__Stored data__:
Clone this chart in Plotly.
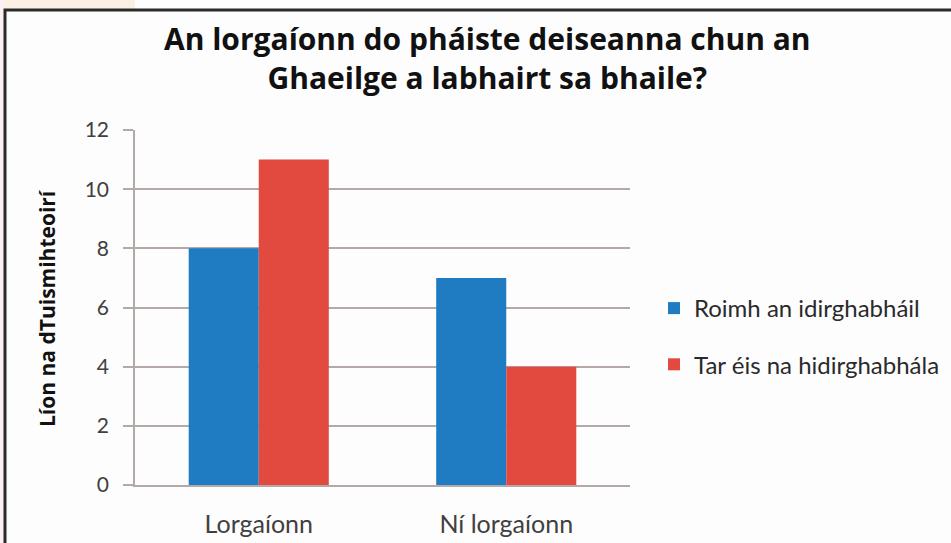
import plotly.graph_objects as go

categories = ["Lorgaíonn", "Ní lorgaíonn"]
series_names = ["Roimh an idirghabháil", "Tar éis na hidirghabhála"]
before_values = [8, 7]
after_values = [11, 4]
y_ticks = [0, 2, 4, 6, 8, 10, 12]
title_lines = ["An lorgaíonn do pháiste deiseanna chun an", "Ghaeilge a labhairt sa bhaile?"]
y_title = "Líon na dTuismihteoirí"

W, H = 951, 543
L, R, T, B = 135, 630, 130, 485


def px(x):
    return (x - L) / (R - L)


def py(y):
    return (B - y) / (B - T)


BLUE = "#1f7cc3"
RED = "#e2493f"
GRID = "#b3aaa8"
TXT = "#404040"

fig = go.Figure()
fig.add_bar(x=categories, y=before_values, name=series_names[0], marker_color=BLUE,
            marker_line_width=0, legendgroup="a")
fig.add_bar(x=categories, y=after_values, name=series_names[1], marker_color=RED,
            marker_line_width=0, legendgroup="b")

shapes = [
    dict(type="rect", xref="paper", yref="paper", x0=px(0), x1=px(135), y0=py(0), y1=py(10),
         fillcolor="#fcefe4", line_width=0, layer="below"),
    dict(type="rect", xref="paper", yref="paper", x0=px(0), x1=px(4), y0=py(0), y1=py(543),
         fillcolor="#fcf0f2", line_width=0, layer="below"),
    dict(type="rect", xref="paper", yref="paper", x0=px(5), x1=px(960), y0=py(10), y1=py(560),
         fillcolor="rgba(0,0,0,0)", line=dict(color="#2b2b2b", width=3), layer="above"),
]

annotations = [
    dict(text="<br>".join(title_lines), xref="paper", yref="paper", x=px(487), y=py(58),
         xanchor="center", yanchor="middle", showarrow=False,
         font=dict(family="Open Sans", size=30, color="#111111", weight="bold")),
    dict(text=y_title, xref="paper", yref="paper", x=px(47), y=py(308), textangle=-90,
         xanchor="center", yanchor="middle", showarrow=False,
         font=dict(family="Open Sans", size=21, color="#111111", weight="bold")),
]

fig.update_layout(
    width=W, height=H,
    margin=dict(l=L, r=W - R, t=T, b=H - B, autoexpand=False),
    paper_bgcolor="#fdfdfd", plot_bgcolor="#fdfdfd",
    barmode="group", bargap=0.434, bargroupgap=0,
    shapes=shapes, annotations=annotations,
    legend=dict(x=px(654), y=py(286), xanchor="left", yanchor="top",
                font=dict(family="Lato", size=24, color="#2a2a2a"),
                traceorder="grouped", tracegroupgap=22, bgcolor="rgba(0,0,0,0)"),
    font=dict(family="Lato", color=TXT),
)
fig.update_yaxes(range=[0, 12], tickvals=y_ticks, showgrid=True, gridcolor=GRID, gridwidth=1.5,
                 showline=True, linecolor=GRID, linewidth=1.5, ticks="outside", ticklen=10,
                 tickcolor=GRID, tickwidth=1.5, tickfont=dict(family="Lato", size=21, color=TXT),
                 ticklabelstandoff=10, zeroline=False, automargin=False)
fig.update_xaxes(showline=True, linecolor=GRID, linewidth=1.5, ticks="",
                 tickfont=dict(family="Lato", size=25, color=TXT), ticklabelstandoff=16,
                 automargin=False)

fig.write_html("out.html", config={"displayModeBar": False},
               post_script="document.body.style.margin='0';document.body.style.overflow='hidden';")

__Exercise objective__:
Set the listing down in full and exactly. Pictures within it should not appear in the copy.

__Full output__:
Clone this chart in Plotly.
import plotly.graph_objects as go

categories = ["Lorgaíonn", "Ní lorgaíonn"]
series_names = ["Roimh an idirghabháil", "Tar éis na hidirghabhála"]
before_values = [8, 7]
after_values = [11, 4]
y_ticks = [0, 2, 4, 6, 8, 10, 12]
title_lines = ["An lorgaíonn do pháiste deiseanna chun an", "Ghaeilge a labhairt sa bhaile?"]
y_title = "Líon na dTuismihteoirí"

W, H = 951, 543
L, R, T, B = 135, 630, 130, 485


def px(x):
    return (x - L) / (R - L)


def py(y):
    return (B - y) / (B - T)


BLUE = "#1f7cc3"
RED = "#e2493f"
GRID = "#b3aaa8"
TXT = "#404040"

fig = go.Figure()
fig.add_bar(x=categories, y=before_values, name=series_names[0], marker_color=BLUE,
            marker_line_width=0, legendgroup="a")
fig.add_bar(x=categories, y=after_values, name=series_names[1], marker_color=RED,
            marker_line_width=0, legendgroup="b")

shapes = [
    dict(type="rect", xref="paper", yref="paper", x0=px(0), x1=px(135), y0=py(0), y1=py(10),
         fillcolor="#fcefe4", line_width=0, layer="below"),
    dict(type="rect", xref="paper", yref="paper", x0=px(0), x1=px(4), y0=py(0), y1=py(543),
         fillcolor="#fcf0f2", line_width=0, layer="below"),
    dict(type="rect", xref="paper", yref="paper", x0=px(5), x1=px(960), y0=py(10), y1=py(560),
         fillcolor="rgba(0,0,0,0)", line=dict(color="#2b2b2b", width=3), layer="above"),
]

annotations = [
    dict(text="<br>".join(title_lines), xref="paper", yref="paper", x=px(487), y=py(58),
         xanchor="center", yanchor="middle", showarrow=False,
         font=dict(family="Open Sans", size=30, color="#111111", weight="bold")),
    dict(text=y_title, xref="paper", yref="paper", x=px(47), y=py(308), textangle=-90,
         xanchor="center", yanchor="middle", showarrow=False,
         font=dict(family="Open Sans", size=21, color="#111111", weight="bold")),
]

fig.update_layout(
    width=W, height=H,
    margin=dict(l=L, r=W - R, t=T, b=H - B, autoexpand=False),
    paper_bgcolor="#fdfdfd", plot_bgcolor="#fdfdfd",
    barmode="group", bargap=0.434, bargroupgap=0,
    shapes=shapes, annotations=annotations,
    legend=dict(x=px(654), y=py(286), xanchor="left", yanchor="top",
                font=dict(family="Lato", size=24, color="#2a2a2a"),
                traceorder="grouped", tracegroupgap=22, bgcolor="rgba(0,0,0,0)"),
    font=dict(family="Lato", color=TXT),
)
fig.update_yaxes(range=[0, 12], tickvals=y_ticks, showgrid=True, gridcolor=GRID, gridwidth=1.5,
                 showline=True, linecolor=GRID, linewidth=1.5, ticks="outside", ticklen=10,
                 tickcolor=GRID, tickwidth=1.5, tickfont=dict(family="Lato", size=21, color=TXT),
                 ticklabelstandoff=10, zeroline=False, automargin=False)
fig.update_xaxes(showline=True, linecolor=GRID, linewidth=1.5, ticks="",
                 tickfont=dict(family="Lato", size=25, color=TXT), ticklabelstandoff=16,
                 automargin=False)

fig.write_html("out.html", config={"displayModeBar": False},
               post_script="document.body.style.margin='0';document.body.style.overflow='hidden';")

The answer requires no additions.